Cuando las presiones se exacerban, la objeción de conciencia representa la última posibilidad de defender el pluralismo y salvar la libertad moral. Pero los ideólogos no quieren oír para nada de la apelación a la conciencia. Lo más brillante que se les ocurre es suponer que los obispos están detrás de este último escalón de la resistencia civil. Nos encontramos otra vez ante el viejo truco de atribuir a la víctima la culpabilidad de los males que se le están causando. Ni en España ni en ningún otro lugar del planeta es la Iglesia la que trata de someter a otros. Eso se está haciendo, pero no lo están haciendo precisamente los católicos. Cualquier persona mínimamente informada lo sabe. ¿Por qué tanta insistencia en intentar difundir una falsedad pura y simple?

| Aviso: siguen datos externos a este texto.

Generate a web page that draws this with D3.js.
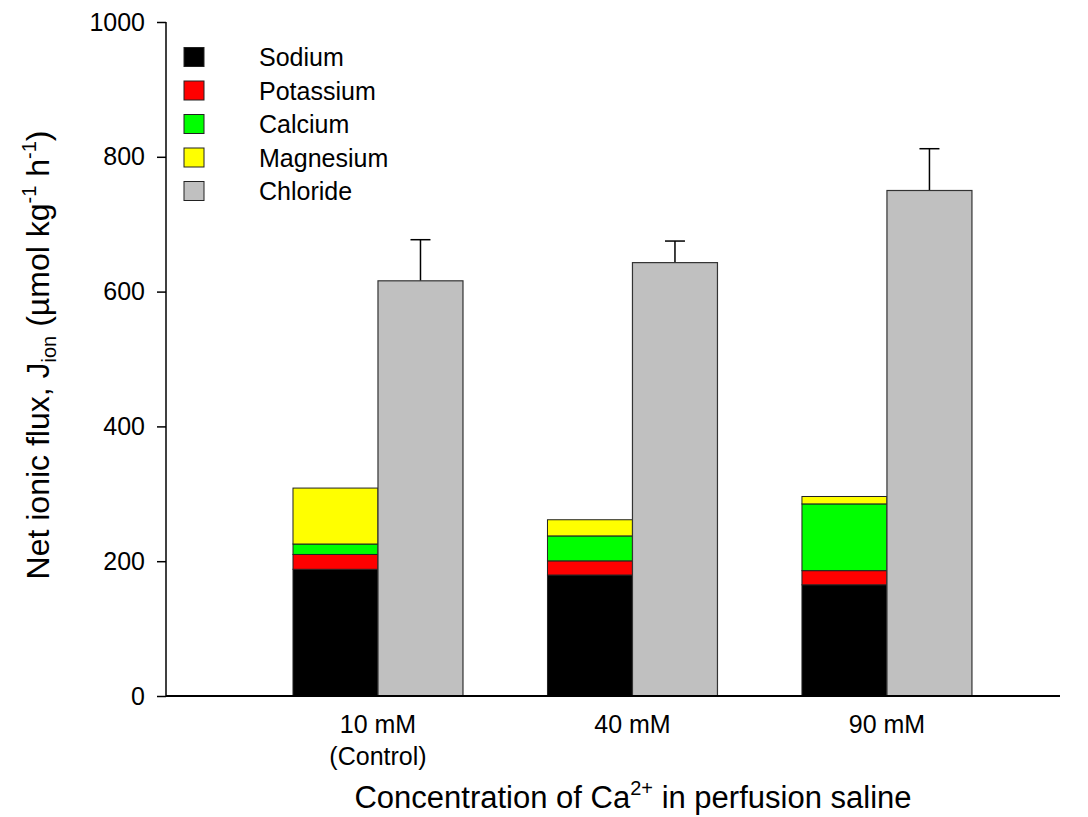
<!DOCTYPE html>
<html>
<head>
<meta charset="utf-8">
<script src="https://cdn.jsdelivr.net/npm/d3@7"></script>
<style>
  body { margin: 0; background: #fff; }
  svg { font-family: "Liberation Sans", Arial, sans-serif; }
</style>
</head>
<body>
<svg id="chart" width="1088" height="817"></svg>
<script>
  // data
  var groups = ["10 mM", "40 mM", "90 mM"];
  var groupSub = ["(Control)", "", ""];
  var ions = ["Sodium", "Potassium", "Calcium", "Magnesium"];
  var ionColors = ["#000000", "#ff0000", "#00ff00", "#ffff00"];
  var sodium = [188, 179.5, 165];
  var potassium = [22, 21, 21];
  var calcium = [15.5, 37, 99];
  var magnesium = [83, 24, 11];
  var chloride = [616, 643, 750];
  var chlorideErr = [61, 32, 62];
  var yTicks = [0, 200, 400, 600, 800, 1000];

  var svg = d3.select("#chart");

  var x = d3.scaleLinear().domain([0.167, 3.68]).range([166, 1060]);
  var y = d3.scaleLinear().domain([0, 1000]).range([696, 22]);
  var barW = x(1.334) - x(1);

  // stacked cation bars
  var cations = [sodium, potassium, calcium, magnesium];
  groups.forEach(function(g, i) {
    var base = 0;
    cations.forEach(function(series, k) {
      var v = series[i];
      svg.append("rect")
        .attr("x", x(i + 1) - barW)
        .attr("y", y(base + v))
        .attr("width", barW)
        .attr("height", y(base) - y(base + v))
        .attr("fill", ionColors[k])
        .attr("stroke", "#222")
        .attr("stroke-width", 1);
      base += v;
    });
  });

  // chloride bars with upward error bars
  groups.forEach(function(g, i) {
    var cx = x(i + 1) + barW / 2;
    svg.append("line")
      .attr("x1", cx).attr("x2", cx)
      .attr("y1", y(chloride[i])).attr("y2", y(chloride[i] + chlorideErr[i]))
      .attr("stroke", "#000").attr("stroke-width", 1.5);
    svg.append("line")
      .attr("x1", cx - 10).attr("x2", cx + 10)
      .attr("y1", y(chloride[i] + chlorideErr[i])).attr("y2", y(chloride[i] + chlorideErr[i]))
      .attr("stroke", "#000").attr("stroke-width", 1.5);
    svg.append("rect")
      .attr("x", x(i + 1))
      .attr("y", y(chloride[i]))
      .attr("width", barW)
      .attr("height", y(0) - y(chloride[i]))
      .attr("fill", "#c0c0c0")
      .attr("stroke", "#333")
      .attr("stroke-width", 1.2);
  });

  // y axis
  var yAxis = svg.append("g")
    .attr("transform", "translate(166,0)")
    .call(d3.axisLeft(y).tickValues(yTicks).tickSize(9).tickPadding(12).tickFormat(d3.format("d")));
  yAxis.selectAll("text").attr("font-size", 25).attr("fill", "#000").attr("font-family", "Liberation Sans, Arial, sans-serif");
  yAxis.selectAll("line").attr("stroke", "#000").attr("stroke-width", 1.5);
  yAxis.select(".domain").attr("d", "M166,22V696").attr("transform", "translate(-166,0)")
    .attr("stroke", "#000").attr("stroke-width", 1.5);

  // x axis baseline, no ticks
  svg.append("line")
    .attr("x1", 166).attr("x2", 1060)
    .attr("y1", y(0)).attr("y2", y(0))
    .attr("stroke", "#000").attr("stroke-width", 2);

  groups.forEach(function(g, i) {
    svg.append("text")
      .attr("x", x(i + 1)).attr("y", 733)
      .attr("text-anchor", "middle").attr("font-size", 25)
      .text(g);
    if (groupSub[i]) {
      svg.append("text")
        .attr("x", x(i + 1)).attr("y", 765)
        .attr("text-anchor", "middle").attr("font-size", 25)
        .text(groupSub[i]);
    }
  });

  // axis titles
  var xt = svg.append("text")
    .attr("x", 633).attr("y", 808)
    .attr("text-anchor", "middle").attr("font-size", 31);
  xt.append("tspan").text("Concentration of Ca");
  xt.append("tspan").attr("font-size", 20).attr("dy", -13).text("2+");
  xt.append("tspan").attr("dy", 13).text(" in perfusion saline");

  var yt = svg.append("text")
    .attr("transform", "translate(49,355) rotate(-90)")
    .attr("text-anchor", "middle").attr("font-size", 32);
  yt.append("tspan").text("Net ionic flux, J");
  yt.append("tspan").attr("font-size", 20).attr("dy", 7).text("ion");
  yt.append("tspan").attr("dy", -7).text(" (\u00b5mol kg");
  yt.append("tspan").attr("font-size", 20).attr("dy", -13).text("-1");
  yt.append("tspan").attr("dy", 13).text(" h");
  yt.append("tspan").attr("font-size", 20).attr("dy", -13).text("-1");
  yt.append("tspan").attr("dy", 13).text(")");

  // legend
  var legendNames = ions.concat(["Chloride"]);
  var legendColors = ionColors.concat(["#c0c0c0"]);
  legendNames.forEach(function(name, k) {
    var cy = 57 + k * 33.5;
    svg.append("rect")
      .attr("x", 184).attr("y", cy - 9.5)
      .attr("width", 20).attr("height", 19)
      .attr("fill", legendColors[k])
      .attr("stroke", "#222").attr("stroke-width", 1);
    svg.append("text")
      .attr("x", 259).attr("y", cy + 9)
      .attr("font-size", 25)
      .text(name);
  });
</script>
</body>
</html>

Por estos pagos se tiene una larga experiencia de que la libertad no procede del poder establecido ni es compatible con el control político. No hay que esperar que la libertad descienda sobre los ciudadanos por graciosa concesión de los poderosos. Porque no existe más libertad que la que uno se toma. Y ésta, la libertad real, inseparable del pluralismo, hay que tomársela de una vez por todas.